Does that, in fact, parameterize a sphere? It's not obvious to me. I included an r term in the coordinates since I want it in general, not the only the unit case. The induced metric was:
$$
\left(
\begin{array}{ccc}
1 & 0 & 0 \\
0 & r^2 sin^2\theta & r^2 sin^2\theta \\
0 & r^2 sin^2\theta & r^2 sin^2\theta
\end{array}
\right)
$$

I haven't had time to write it out again, so I could have made a mistake, but this looks bad to me. The matrix is singular, and thus it can't be a metric, correct?
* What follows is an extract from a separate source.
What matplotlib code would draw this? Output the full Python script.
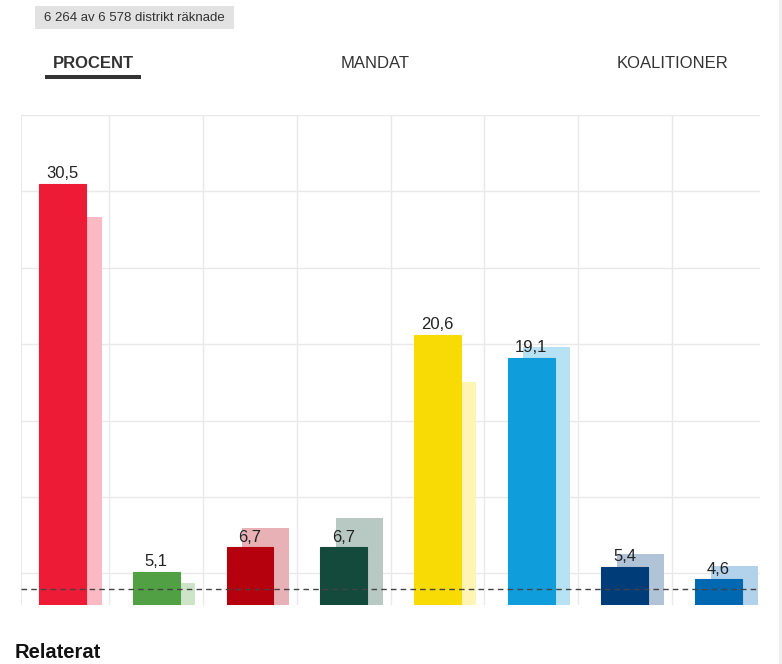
import matplotlib
matplotlib.use("Agg")
import matplotlib.pyplot as plt
from matplotlib.patches import Rectangle

plt.rcParams['font.family'] = ['Liberation Sans', 'DejaVu Sans']

parties = ["S", "MP", "V", "C", "SD", "M", "KD", "L"]
current = [30.5, 5.1, 6.7, 6.7, 20.6, 19.1, 5.4, 4.6]
previous = [28.3, 4.4, 8.0, 8.6, 17.5, 19.8, 6.3, 5.5]
colors = ["#EE1B37", "#52A044", "#B5000D", "#134A3B", "#F8DA04", "#109DDB", "#003C78", "#0068B1"]
prev_colors = ["#FBB9C3", "#CDE4C8", "#E8B1B5", "#B8C9C4", "#FEF5B4", "#B7E2F4", "#B1C3D7", "#B1D2EA"]
threshold = 4
header_text = "6 264 av 6 578 distrikt räknade"
tabs = ["PROCENT", "MANDAT", "KOALITIONER"]
related = "Relaterat"

W, H = 782, 664
fig = plt.figure(figsize=(W / 100, H / 100), dpi=100)

def fx(px):
    return px / W

def fy(py):
    return 1 - py / H

ax = fig.add_axes([fx(20.7), fy(605), fx(760) - fx(20.7), fy(115) - fy(605)])
ax.set_xlim(-0.447, 7.443)
ax.set_ylim(2.93, 35)

# grid
for yv in range(5, 36, 5):
    ax.axhline(yv, color="#E9E9E9", lw=1, zorder=0)
for k in range(1, 8):
    ax.axvline(k - 0.5, color="#E9E9E9", lw=1, zorder=0)
ax.axvline(-0.447, color="#E9E9E9", lw=1.5, zorder=0)

x = list(range(len(parties)))
bw = 0.5
off = 0.167
ax.bar([i + off for i in x], previous, width=bw, color=prev_colors, zorder=1)
ax.bar(x, current, width=bw, color=colors, zorder=2, edgecolor=colors, linewidth=0.8)

ax.axhline(threshold, color="#444444", lw=1, ls=(0, (4, 3)), zorder=4)

for i, v in enumerate(current):
    ax.annotate(f"{v:.1f}".replace(".", ","), (i, v), xytext=(0, 2), textcoords="offset points",
                ha="center", va="bottom", fontsize=12, color="#222222", zorder=5)

for s in ax.spines.values():
    s.set_visible(False)
ax.set_xticks([])
ax.set_yticks([])
ax.patch.set_alpha(0)

# header box
fig.patches.append(Rectangle((fx(35), fy(29)), fx(234) - fx(35), fy(6) - fy(29),
                             transform=fig.transFigure, facecolor="#E2E2E2", edgecolor="none"))
fig.text(fx(134.5), fy(18), header_text, ha="center", va="center", fontsize=9.5, color="#333333")

# tabs
fig.text(fx(93), fy(63.5), tabs[0], ha="center", va="center", fontsize=12, fontweight="bold", color="#333333")
fig.patches.append(Rectangle((fx(45), fy(78.5)), fx(141) - fx(45), fy(75.5) - fy(78.5),
                             transform=fig.transFigure, facecolor="#333333", edgecolor="none"))
fig.text(fx(375), fy(63.5), tabs[1], ha="center", va="center", fontsize=12, color="#333333")
fig.text(fx(673), fy(63.5), tabs[2], ha="center", va="center", fontsize=12, color="#333333")

fig.text(fx(15), fy(652), related, ha="left", va="center", fontsize=14.5, fontweight="bold", color="#111111")

fig.patches.append(Rectangle((fx(779), 0), fx(782) - fx(779), 1,
                             transform=fig.transFigure, facecolor="#F0F0F0", edgecolor="none"))

fig.savefig("out.png", dpi=100)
Assuming this is correct, I don't see how the Jacobian will account for i ≠ j. I'll work through it again. Thanks

 

[Ben Niehoff]

The term in the center of your matrix is wrong.

 

[pdxautodidact]

Okay, so I went through it again:

let X be the 2 sphere with your suggested parameterization

$$
X_{;\theta} = \left(
\begin{array}{c} x^1 = rcos\theta cos \left(\phi + \theta \right) - rsin \theta sin \left(\phi + \theta \right) \\
x^2 = rcos \theta sin \left( \phi + \theta \right) + rsin\theta cos \left(\phi + \theta \right) \\
x^3 = -rsin\theta
\end{array}
\right)
$$

When I dot that with itself I got the same answer again. Mathematica, with a bit of tinkering, gave me

$$ r^2 (Cos(\phi)^2 + Cos(2 \theta + \phi)^2 + sin(\theta)^2) $$

What should g_22 be?

 

[Ben Niehoff]

You should end up with

$$r^2 (1 + \sin^2 \theta)$$

Check your algebra again. You shouldn't really need Mathematica, it's pretty easy to do.

 

[pdxautodidact]

Yeah, I combined the trig terms into a 0 instead of a 1, so that's it. I see why it works for all cases now, in hindsight it's obvious. Thanks!